TASK: Copy exactly the lines from the one containing "Output the Python" through the one containing "pcts = [v / total * 100 for v in values]", both included, and leave out any pictures.

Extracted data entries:

=====

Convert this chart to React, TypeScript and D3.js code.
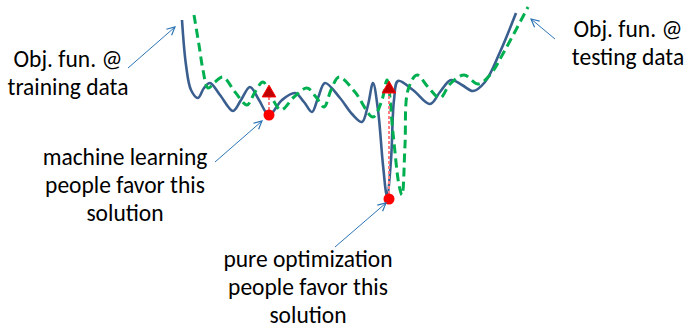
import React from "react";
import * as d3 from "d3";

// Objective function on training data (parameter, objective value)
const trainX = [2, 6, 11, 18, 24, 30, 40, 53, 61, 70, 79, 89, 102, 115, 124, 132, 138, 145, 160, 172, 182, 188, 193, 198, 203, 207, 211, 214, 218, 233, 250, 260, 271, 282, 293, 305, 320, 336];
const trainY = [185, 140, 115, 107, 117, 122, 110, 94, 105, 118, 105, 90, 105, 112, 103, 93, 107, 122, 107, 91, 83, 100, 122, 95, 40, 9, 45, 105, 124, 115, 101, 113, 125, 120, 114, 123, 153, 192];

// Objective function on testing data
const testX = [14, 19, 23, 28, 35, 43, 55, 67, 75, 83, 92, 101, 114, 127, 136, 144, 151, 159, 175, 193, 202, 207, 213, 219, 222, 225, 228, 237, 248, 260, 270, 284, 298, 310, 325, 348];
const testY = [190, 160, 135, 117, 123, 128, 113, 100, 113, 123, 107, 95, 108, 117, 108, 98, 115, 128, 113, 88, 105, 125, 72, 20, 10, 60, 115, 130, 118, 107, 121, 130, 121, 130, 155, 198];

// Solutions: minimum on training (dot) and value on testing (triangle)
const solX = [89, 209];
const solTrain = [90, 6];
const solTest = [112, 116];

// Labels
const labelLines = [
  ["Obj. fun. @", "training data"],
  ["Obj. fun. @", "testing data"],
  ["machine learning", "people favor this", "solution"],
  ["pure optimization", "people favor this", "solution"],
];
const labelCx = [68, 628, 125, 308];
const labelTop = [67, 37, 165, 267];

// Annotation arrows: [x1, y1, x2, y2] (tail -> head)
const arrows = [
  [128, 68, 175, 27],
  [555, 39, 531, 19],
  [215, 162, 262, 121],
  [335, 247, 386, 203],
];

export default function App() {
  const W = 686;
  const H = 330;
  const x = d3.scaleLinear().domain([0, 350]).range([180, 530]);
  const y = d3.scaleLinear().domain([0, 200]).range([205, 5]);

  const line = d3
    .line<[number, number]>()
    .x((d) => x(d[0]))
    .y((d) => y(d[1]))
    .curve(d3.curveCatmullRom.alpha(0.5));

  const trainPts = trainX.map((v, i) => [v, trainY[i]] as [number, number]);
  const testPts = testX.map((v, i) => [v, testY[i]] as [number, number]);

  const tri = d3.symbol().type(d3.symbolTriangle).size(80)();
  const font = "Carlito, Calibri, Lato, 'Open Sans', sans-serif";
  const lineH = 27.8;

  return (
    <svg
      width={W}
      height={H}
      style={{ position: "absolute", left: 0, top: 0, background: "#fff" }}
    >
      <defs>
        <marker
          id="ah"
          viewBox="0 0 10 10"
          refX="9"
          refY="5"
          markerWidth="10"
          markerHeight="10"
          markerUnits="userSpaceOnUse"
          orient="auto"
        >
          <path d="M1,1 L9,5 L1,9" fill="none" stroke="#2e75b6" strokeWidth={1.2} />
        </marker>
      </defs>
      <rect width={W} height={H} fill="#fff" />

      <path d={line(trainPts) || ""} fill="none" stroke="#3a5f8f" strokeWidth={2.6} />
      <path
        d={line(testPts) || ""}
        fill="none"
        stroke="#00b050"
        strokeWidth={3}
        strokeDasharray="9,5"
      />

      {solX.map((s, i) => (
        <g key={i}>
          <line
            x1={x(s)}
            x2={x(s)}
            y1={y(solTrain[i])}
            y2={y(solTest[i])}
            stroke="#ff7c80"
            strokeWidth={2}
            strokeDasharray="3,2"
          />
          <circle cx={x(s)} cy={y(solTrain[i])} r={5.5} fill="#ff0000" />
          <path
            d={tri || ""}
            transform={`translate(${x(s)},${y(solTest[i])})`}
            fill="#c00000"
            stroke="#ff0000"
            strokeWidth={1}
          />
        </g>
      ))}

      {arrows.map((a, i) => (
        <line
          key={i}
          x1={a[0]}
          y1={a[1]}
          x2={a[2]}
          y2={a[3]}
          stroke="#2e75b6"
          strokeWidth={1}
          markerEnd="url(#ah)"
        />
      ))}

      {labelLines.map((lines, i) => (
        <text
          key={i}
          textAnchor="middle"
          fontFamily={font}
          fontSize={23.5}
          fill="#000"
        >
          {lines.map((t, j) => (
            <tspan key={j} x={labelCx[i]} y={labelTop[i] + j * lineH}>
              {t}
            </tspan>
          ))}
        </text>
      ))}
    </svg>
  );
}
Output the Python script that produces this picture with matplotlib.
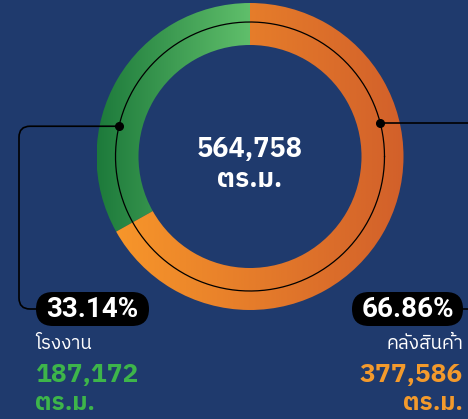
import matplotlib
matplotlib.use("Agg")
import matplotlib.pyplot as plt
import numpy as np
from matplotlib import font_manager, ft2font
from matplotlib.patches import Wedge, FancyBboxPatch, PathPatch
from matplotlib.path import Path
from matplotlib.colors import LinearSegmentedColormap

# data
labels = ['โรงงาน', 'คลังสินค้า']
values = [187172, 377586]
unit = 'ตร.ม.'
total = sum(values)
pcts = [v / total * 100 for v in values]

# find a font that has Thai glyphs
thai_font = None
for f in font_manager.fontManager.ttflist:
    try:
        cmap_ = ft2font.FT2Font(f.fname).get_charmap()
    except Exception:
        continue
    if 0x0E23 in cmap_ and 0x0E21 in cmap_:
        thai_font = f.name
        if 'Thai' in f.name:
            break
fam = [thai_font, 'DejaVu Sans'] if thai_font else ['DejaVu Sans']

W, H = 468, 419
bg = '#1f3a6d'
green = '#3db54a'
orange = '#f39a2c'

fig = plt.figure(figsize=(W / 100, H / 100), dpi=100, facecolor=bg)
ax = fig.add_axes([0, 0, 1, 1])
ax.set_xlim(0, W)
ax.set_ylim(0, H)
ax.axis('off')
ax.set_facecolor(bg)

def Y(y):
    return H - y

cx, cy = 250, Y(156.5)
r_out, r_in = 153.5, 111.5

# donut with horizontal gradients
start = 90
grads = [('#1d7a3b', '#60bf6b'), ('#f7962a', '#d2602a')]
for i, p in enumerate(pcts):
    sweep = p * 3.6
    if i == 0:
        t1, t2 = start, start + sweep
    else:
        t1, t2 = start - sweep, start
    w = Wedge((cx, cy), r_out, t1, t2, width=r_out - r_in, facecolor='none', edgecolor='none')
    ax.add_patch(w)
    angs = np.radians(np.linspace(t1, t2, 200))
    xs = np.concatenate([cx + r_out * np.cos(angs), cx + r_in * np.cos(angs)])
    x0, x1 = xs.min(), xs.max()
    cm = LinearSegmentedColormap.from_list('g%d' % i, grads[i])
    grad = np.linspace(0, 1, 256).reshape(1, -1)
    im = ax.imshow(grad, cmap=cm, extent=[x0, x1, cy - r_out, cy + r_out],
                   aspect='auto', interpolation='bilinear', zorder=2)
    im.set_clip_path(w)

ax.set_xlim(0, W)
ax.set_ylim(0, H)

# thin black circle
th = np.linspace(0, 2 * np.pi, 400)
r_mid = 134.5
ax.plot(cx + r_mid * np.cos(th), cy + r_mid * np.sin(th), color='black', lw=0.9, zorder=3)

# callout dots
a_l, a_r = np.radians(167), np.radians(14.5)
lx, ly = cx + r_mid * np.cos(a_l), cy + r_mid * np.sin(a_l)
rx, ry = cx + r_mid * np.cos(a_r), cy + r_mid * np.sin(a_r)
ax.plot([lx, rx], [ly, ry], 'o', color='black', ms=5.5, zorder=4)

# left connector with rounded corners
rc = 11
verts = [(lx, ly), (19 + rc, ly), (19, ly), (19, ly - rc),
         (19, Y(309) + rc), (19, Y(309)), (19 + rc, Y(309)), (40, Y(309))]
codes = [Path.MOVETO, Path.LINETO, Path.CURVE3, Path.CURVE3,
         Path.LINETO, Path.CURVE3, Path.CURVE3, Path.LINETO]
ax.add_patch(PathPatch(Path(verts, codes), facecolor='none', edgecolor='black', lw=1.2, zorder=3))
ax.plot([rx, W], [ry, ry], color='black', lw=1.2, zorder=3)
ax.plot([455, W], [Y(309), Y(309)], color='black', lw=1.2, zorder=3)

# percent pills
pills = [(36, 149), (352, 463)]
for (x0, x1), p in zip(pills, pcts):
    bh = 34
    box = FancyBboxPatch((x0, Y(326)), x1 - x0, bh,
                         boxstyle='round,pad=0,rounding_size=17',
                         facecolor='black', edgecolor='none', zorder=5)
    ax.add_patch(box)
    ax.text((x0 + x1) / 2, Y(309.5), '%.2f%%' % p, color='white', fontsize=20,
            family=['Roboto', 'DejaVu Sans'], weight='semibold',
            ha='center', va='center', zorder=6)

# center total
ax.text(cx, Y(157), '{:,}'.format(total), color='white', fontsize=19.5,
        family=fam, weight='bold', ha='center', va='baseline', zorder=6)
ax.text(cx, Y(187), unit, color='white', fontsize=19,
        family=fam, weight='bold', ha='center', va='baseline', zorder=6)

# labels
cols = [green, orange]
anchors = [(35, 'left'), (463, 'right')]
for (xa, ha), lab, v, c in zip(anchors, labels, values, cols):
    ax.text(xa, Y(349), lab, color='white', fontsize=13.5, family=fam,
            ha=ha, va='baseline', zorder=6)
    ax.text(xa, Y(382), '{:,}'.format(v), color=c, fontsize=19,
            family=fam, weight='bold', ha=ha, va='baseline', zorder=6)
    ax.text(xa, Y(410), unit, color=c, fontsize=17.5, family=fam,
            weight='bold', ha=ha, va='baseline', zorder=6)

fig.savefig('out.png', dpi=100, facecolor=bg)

=====

RESULT FOR THIS EXERCISE:
Output the Python script that produces this picture with matplotlib.
import matplotlib
matplotlib.use("Agg")
import matplotlib.pyplot as plt
import numpy as np
from matplotlib import font_manager, ft2font
from matplotlib.patches import Wedge, FancyBboxPatch, PathPatch
from matplotlib.path import Path
from matplotlib.colors import LinearSegmentedColormap

# data
labels = ['โรงงาน', 'คลังสินค้า']
values = [187172, 377586]
unit = 'ตร.ม.'
total = sum(values)
pcts = [v / total * 100 for v in values]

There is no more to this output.